[Start of Dataset records]
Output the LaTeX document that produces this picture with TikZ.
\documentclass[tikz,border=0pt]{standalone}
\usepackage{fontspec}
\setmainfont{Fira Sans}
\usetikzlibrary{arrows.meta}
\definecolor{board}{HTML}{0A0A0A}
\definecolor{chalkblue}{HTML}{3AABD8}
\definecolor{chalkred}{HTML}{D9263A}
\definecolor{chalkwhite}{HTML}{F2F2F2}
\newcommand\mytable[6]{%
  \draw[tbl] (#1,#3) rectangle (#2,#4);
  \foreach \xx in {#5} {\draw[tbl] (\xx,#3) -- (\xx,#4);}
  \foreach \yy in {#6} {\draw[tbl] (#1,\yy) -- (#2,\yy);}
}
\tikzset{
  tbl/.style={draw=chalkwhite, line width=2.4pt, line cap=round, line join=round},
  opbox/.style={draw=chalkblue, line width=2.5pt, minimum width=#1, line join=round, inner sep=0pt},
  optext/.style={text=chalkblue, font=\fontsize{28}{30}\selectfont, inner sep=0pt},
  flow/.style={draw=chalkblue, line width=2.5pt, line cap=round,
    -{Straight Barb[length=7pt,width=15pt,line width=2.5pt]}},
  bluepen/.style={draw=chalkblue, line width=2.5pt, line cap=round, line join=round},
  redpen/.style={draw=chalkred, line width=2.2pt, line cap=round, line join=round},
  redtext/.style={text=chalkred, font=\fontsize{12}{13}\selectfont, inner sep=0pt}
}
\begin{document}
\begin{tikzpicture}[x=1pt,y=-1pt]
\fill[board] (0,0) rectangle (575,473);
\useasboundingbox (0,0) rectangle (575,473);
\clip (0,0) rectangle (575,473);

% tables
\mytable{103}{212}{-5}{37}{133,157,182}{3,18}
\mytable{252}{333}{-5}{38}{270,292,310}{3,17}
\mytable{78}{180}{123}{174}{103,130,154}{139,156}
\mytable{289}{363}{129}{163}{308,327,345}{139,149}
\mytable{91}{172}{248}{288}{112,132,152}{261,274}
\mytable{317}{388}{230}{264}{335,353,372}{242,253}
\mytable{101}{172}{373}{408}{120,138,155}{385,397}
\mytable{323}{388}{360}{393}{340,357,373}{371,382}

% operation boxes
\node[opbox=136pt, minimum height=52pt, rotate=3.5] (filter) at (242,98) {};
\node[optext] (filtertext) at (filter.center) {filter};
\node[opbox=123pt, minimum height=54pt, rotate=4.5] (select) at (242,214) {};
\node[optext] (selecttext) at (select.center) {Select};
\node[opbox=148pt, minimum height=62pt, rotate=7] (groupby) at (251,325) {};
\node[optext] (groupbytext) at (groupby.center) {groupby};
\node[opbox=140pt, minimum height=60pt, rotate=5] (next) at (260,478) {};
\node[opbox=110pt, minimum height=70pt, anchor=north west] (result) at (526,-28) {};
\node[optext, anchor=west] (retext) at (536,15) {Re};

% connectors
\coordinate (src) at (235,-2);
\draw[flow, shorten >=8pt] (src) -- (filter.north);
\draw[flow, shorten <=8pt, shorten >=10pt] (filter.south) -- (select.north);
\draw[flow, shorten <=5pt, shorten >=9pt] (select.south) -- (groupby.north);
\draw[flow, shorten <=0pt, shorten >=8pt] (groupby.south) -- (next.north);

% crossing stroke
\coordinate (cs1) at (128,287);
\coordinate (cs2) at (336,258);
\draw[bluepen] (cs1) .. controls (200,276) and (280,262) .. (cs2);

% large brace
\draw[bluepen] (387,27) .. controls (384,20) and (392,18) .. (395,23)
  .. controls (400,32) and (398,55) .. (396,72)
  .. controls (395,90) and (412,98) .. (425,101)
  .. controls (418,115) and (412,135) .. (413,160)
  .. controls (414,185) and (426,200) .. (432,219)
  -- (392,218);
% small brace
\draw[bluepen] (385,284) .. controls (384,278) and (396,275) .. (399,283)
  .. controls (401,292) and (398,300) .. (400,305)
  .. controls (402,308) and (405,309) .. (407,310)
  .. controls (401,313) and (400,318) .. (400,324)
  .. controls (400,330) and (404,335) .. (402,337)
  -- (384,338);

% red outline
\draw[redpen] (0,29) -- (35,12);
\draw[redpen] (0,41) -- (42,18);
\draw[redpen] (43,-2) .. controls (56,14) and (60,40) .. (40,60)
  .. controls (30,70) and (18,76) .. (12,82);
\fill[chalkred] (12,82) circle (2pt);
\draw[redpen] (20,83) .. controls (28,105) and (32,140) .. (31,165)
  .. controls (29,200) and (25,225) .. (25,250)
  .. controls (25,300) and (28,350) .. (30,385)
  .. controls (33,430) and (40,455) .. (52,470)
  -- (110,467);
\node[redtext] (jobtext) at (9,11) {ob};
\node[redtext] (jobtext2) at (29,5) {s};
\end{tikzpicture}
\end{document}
[End of Dataset records]
[Start of Dataset records]
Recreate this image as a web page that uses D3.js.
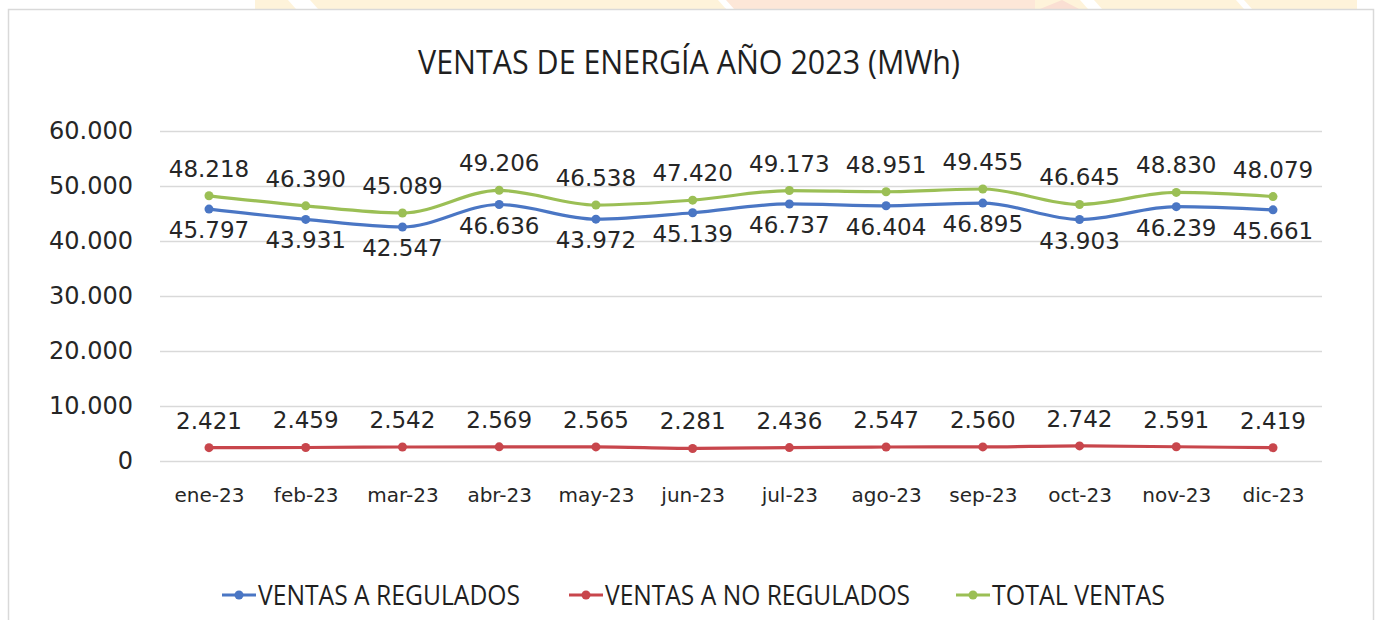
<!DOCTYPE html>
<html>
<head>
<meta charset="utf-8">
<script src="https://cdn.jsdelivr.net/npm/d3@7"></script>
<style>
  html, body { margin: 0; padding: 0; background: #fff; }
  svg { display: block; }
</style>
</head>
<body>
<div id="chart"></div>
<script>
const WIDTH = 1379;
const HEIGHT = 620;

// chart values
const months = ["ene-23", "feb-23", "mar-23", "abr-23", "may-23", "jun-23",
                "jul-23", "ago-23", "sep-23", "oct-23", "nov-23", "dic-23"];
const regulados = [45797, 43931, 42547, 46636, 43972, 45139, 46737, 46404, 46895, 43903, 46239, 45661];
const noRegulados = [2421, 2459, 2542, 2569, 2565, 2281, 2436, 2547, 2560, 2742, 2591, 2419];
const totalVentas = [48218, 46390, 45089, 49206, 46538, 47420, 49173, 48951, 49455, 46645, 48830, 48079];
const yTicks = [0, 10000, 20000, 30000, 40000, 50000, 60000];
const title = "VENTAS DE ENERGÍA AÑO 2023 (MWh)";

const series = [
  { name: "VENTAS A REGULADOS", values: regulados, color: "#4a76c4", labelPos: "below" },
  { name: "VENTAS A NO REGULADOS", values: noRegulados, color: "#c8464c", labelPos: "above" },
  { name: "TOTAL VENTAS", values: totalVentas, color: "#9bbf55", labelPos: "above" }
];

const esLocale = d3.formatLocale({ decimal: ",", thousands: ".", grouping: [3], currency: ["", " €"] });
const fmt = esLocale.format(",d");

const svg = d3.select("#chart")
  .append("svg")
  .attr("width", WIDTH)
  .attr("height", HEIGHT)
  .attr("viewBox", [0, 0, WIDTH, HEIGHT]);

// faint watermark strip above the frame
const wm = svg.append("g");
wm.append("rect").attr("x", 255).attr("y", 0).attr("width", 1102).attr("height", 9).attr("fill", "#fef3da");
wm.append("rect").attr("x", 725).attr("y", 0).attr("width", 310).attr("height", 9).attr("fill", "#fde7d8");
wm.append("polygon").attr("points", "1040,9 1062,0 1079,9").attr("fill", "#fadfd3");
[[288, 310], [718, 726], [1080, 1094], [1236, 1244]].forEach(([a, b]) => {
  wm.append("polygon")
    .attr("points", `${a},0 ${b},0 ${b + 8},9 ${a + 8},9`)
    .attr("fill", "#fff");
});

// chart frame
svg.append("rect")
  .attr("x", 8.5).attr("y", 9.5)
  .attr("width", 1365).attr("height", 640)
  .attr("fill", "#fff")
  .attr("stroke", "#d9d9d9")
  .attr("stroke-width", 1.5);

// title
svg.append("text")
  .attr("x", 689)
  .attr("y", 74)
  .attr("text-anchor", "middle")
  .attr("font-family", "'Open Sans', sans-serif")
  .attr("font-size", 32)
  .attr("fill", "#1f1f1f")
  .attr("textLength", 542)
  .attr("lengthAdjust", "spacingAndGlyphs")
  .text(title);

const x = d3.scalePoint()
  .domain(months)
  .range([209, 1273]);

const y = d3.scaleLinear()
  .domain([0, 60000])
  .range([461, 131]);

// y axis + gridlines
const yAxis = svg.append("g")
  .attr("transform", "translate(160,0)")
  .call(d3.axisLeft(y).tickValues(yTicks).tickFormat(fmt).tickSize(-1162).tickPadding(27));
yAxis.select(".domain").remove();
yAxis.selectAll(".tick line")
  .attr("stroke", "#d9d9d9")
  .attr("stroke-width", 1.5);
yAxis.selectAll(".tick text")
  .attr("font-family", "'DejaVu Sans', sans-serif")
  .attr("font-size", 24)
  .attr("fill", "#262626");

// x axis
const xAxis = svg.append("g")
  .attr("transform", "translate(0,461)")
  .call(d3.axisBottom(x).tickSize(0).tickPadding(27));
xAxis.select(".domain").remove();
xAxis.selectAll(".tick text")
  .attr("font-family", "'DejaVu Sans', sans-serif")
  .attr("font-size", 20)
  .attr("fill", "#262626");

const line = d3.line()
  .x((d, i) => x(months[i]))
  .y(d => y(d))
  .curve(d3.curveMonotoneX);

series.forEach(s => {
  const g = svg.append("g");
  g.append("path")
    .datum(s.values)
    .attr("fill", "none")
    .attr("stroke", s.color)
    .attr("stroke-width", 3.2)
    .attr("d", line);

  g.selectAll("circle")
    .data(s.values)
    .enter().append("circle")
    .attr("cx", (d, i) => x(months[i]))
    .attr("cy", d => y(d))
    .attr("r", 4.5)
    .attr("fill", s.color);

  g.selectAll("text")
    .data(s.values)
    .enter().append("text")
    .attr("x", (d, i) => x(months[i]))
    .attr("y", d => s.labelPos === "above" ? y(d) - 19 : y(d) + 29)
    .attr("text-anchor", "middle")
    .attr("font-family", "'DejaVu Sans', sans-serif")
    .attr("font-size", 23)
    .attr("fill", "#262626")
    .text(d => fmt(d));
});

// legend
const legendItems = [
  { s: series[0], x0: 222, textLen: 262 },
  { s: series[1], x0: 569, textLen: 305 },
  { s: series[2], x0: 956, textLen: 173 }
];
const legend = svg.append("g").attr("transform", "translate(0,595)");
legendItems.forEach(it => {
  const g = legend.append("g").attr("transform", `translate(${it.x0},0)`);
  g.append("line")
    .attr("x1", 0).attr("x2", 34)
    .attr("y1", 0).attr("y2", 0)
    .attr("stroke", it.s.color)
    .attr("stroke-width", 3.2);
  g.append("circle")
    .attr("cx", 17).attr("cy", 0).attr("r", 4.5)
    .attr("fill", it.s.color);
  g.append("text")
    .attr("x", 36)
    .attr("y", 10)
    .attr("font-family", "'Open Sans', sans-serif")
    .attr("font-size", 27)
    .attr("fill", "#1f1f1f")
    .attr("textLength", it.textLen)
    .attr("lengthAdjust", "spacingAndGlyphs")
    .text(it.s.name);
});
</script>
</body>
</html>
[End of Dataset records]
__Aim__: Among the entries above, take the lines from the one with "Recreate this image" through the one with "0, WIDTH, HEIGHT]);" and retype them exactly, leaving out the pictures.

__Answer to this task__:
Recreate this image as a web page that uses D3.js.
<!DOCTYPE html>
<html>
<head>
<meta charset="utf-8">
<script src="https://cdn.jsdelivr.net/npm/d3@7"></script>
<style>
  html, body { margin: 0; padding: 0; background: #fff; }
  svg { display: block; }
</style>
</head>
<body>
<div id="chart"></div>
<script>
const WIDTH = 1379;
const HEIGHT = 620;

// chart values
const months = ["ene-23", "feb-23", "mar-23", "abr-23", "may-23", "jun-23",
                "jul-23", "ago-23", "sep-23", "oct-23", "nov-23", "dic-23"];
const regulados = [45797, 43931, 42547, 46636, 43972, 45139, 46737, 46404, 46895, 43903, 46239, 45661];
const noRegulados = [2421, 2459, 2542, 2569, 2565, 2281, 2436, 2547, 2560, 2742, 2591, 2419];
const totalVentas = [48218, 46390, 45089, 49206, 46538, 47420, 49173, 48951, 49455, 46645, 48830, 48079];
const yTicks = [0, 10000, 20000, 30000, 40000, 50000, 60000];
const title = "VENTAS DE ENERGÍA AÑO 2023 (MWh)";

const series = [
  { name: "VENTAS A REGULADOS", values: regulados, color: "#4a76c4", labelPos: "below" },
  { name: "VENTAS A NO REGULADOS", values: noRegulados, color: "#c8464c", labelPos: "above" },
  { name: "TOTAL VENTAS", values: totalVentas, color: "#9bbf55", labelPos: "above" }
];

const esLocale = d3.formatLocale({ decimal: ",", thousands: ".", grouping: [3], currency: ["", " €"] });
const fmt = esLocale.format(",d");

const svg = d3.select("#chart")
  .append("svg")
  .attr("width", WIDTH)
  .attr("height", HEIGHT)
  .attr("viewBox", [0, 0, WIDTH, HEIGHT]);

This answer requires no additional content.